When that opportunity came, she took it.
Lanni says the biggest shock to her when she first came to Haiti was the sheer lack of infrastructure, and how the country is always in a state of “crisis.”
“It’s a very poor country; you would think there would be some infrastructure even in disrepair, but there’s not,” she said.
“It looks like Moses is going to come down the street,” she added. “It’s really ancient looking.”
On her first trip to Bwa Chandel, the truck she was riding in developed an oil leak on the rough dirt and rock road leading up the mountain, stranding her. She ended up completing the trip after a wild ride on a motorbike, dodging donkeys and cows in the road. She did the last half-hour on foot.
She saw tiny houses tucked behind bean fields on the steep hills that flank the town of Bwa Chandel, which means “Candle Woods” in local Creole language.
Children and adults alike steal away for a few minutes to play soccer on any flat ground they can find, even resorting to using rocks for goal posts.
“Soccer is the number one pastime here,” she said. “Everyone plays. If there’s a big match, people will mass gather around one of the few TVs in town, and the screaming can be heard for miles.”
She spots a little church, which housed six graves in one room. This is where she met the town’s teachers. A little rundown school building sits adjacent to the church.
After touring this building, Lanni decided that something needed to be done to give the community a better school.
Forming a charity
Lanni decided she would build a new elementary school for the community and teach English. Early in 2013, she created a charity called “The World Is One Place” with the sole goal of raising money to build a new six-classroom elementary school for this tiny community.

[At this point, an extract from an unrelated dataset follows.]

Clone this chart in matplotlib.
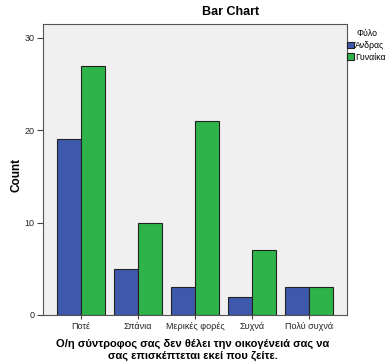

By September 2013, she had raised $5,000, which goes a long way in Haiti. She used the money to pay the teachers’ salaries and repair chalkboards and the church benches students use for desks.
By December, the foundations and floor of the new school were completed. Soon work will begin on the cement and steel portions of the building.
Not only is this project providing a new school, it’s providing employment for eight people. “Hardly anyone here has had a job in the sense we think of,” Lanni said. “Most people raise chickens and maybe a donkey, so this is the first regular employment in this town.”
Lanni says approximately 60 kids attend the school, which will be able to accommodate 25-30 kids in each classroom in grades one through six.
“The goal is to move the students into a facility that is ideal for learning where each class can be in its own room with good lighting,” she said. “We want to have a healthy teaching and learning environment.”
She hopes the school will be a place that fosters good community relations. Everyone in the community will be able to benefit from clean latrines at the school and health courses on topics like clean water, she said. She hopes construction will wrap up in time for the school to open in September for the next year of school.